>>>

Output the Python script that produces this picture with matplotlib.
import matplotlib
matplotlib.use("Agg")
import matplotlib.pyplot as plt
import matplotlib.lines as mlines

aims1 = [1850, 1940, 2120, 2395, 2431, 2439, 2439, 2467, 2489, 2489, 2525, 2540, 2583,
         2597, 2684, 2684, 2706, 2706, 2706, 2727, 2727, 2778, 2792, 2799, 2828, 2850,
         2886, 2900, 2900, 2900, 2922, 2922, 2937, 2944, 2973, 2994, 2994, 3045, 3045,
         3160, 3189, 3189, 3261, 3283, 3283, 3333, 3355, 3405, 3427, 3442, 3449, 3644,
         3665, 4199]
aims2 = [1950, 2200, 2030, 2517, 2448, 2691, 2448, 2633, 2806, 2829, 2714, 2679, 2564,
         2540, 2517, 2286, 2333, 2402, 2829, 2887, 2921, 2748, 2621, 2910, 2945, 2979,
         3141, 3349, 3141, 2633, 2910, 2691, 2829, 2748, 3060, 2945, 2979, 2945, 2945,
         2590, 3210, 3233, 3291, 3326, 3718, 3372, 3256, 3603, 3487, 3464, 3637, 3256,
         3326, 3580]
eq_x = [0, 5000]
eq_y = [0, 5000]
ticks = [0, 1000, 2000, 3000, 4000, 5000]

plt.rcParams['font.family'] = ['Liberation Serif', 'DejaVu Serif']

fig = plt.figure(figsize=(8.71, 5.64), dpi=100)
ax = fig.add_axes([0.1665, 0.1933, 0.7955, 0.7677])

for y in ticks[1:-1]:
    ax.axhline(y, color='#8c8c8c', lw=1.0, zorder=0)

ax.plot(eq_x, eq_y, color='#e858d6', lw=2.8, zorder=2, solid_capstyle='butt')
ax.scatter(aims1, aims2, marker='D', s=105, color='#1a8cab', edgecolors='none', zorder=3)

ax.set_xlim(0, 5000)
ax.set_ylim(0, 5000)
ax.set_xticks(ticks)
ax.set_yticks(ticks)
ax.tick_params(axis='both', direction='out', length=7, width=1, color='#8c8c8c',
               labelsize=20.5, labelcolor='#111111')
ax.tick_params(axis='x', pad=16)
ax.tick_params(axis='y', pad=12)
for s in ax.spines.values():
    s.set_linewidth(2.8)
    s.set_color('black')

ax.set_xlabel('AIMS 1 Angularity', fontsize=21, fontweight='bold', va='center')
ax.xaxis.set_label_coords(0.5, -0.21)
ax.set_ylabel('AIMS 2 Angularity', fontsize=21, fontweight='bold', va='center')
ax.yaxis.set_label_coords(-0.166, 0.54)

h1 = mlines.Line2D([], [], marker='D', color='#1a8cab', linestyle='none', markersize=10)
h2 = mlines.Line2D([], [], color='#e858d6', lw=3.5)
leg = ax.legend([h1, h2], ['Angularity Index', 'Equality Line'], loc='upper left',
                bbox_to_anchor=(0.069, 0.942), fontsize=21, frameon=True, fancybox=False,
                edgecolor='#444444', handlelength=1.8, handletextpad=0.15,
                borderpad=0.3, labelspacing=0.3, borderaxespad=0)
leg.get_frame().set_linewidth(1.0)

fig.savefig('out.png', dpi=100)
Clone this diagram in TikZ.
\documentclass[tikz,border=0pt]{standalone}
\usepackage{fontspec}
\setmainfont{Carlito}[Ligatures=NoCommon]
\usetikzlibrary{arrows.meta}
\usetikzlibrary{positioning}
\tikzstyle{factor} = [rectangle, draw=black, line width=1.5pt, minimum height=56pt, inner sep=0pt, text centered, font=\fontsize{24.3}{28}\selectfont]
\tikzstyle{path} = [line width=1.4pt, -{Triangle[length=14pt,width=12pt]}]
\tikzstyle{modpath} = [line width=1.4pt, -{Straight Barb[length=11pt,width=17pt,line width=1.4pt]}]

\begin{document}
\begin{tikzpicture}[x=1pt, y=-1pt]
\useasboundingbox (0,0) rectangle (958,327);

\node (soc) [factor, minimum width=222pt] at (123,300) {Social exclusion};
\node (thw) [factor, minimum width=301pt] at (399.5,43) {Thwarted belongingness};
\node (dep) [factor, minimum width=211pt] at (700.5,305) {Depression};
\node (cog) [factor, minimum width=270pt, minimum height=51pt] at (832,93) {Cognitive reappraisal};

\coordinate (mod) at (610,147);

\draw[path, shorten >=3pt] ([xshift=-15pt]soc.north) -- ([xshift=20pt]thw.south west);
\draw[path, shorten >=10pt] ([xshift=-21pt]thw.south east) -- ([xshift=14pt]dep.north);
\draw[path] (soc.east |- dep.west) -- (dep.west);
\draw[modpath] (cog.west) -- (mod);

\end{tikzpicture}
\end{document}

<<<

> _Goal of the exercise_
Repeat, exactly and only, the lines from the beginning of the material through the line that contains "ax.axhline(y, color='#8c8c8c', lw=1.0, zorder=0)".

> _Reply_
Output the Python script that produces this picture with matplotlib.
import matplotlib
matplotlib.use("Agg")
import matplotlib.pyplot as plt
import matplotlib.lines as mlines

aims1 = [1850, 1940, 2120, 2395, 2431, 2439, 2439, 2467, 2489, 2489, 2525, 2540, 2583,
         2597, 2684, 2684, 2706, 2706, 2706, 2727, 2727, 2778, 2792, 2799, 2828, 2850,
         2886, 2900, 2900, 2900, 2922, 2922, 2937, 2944, 2973, 2994, 2994, 3045, 3045,
         3160, 3189, 3189, 3261, 3283, 3283, 3333, 3355, 3405, 3427, 3442, 3449, 3644,
         3665, 4199]
aims2 = [1950, 2200, 2030, 2517, 2448, 2691, 2448, 2633, 2806, 2829, 2714, 2679, 2564,
         2540, 2517, 2286, 2333, 2402, 2829, 2887, 2921, 2748, 2621, 2910, 2945, 2979,
         3141, 3349, 3141, 2633, 2910, 2691, 2829, 2748, 3060, 2945, 2979, 2945, 2945,
         2590, 3210, 3233, 3291, 3326, 3718, 3372, 3256, 3603, 3487, 3464, 3637, 3256,
         3326, 3580]
eq_x = [0, 5000]
eq_y = [0, 5000]
ticks = [0, 1000, 2000, 3000, 4000, 5000]

plt.rcParams['font.family'] = ['Liberation Serif', 'DejaVu Serif']

fig = plt.figure(figsize=(8.71, 5.64), dpi=100)
ax = fig.add_axes([0.1665, 0.1933, 0.7955, 0.7677])

for y in ticks[1:-1]:
    ax.axhline(y, color='#8c8c8c', lw=1.0, zorder=0)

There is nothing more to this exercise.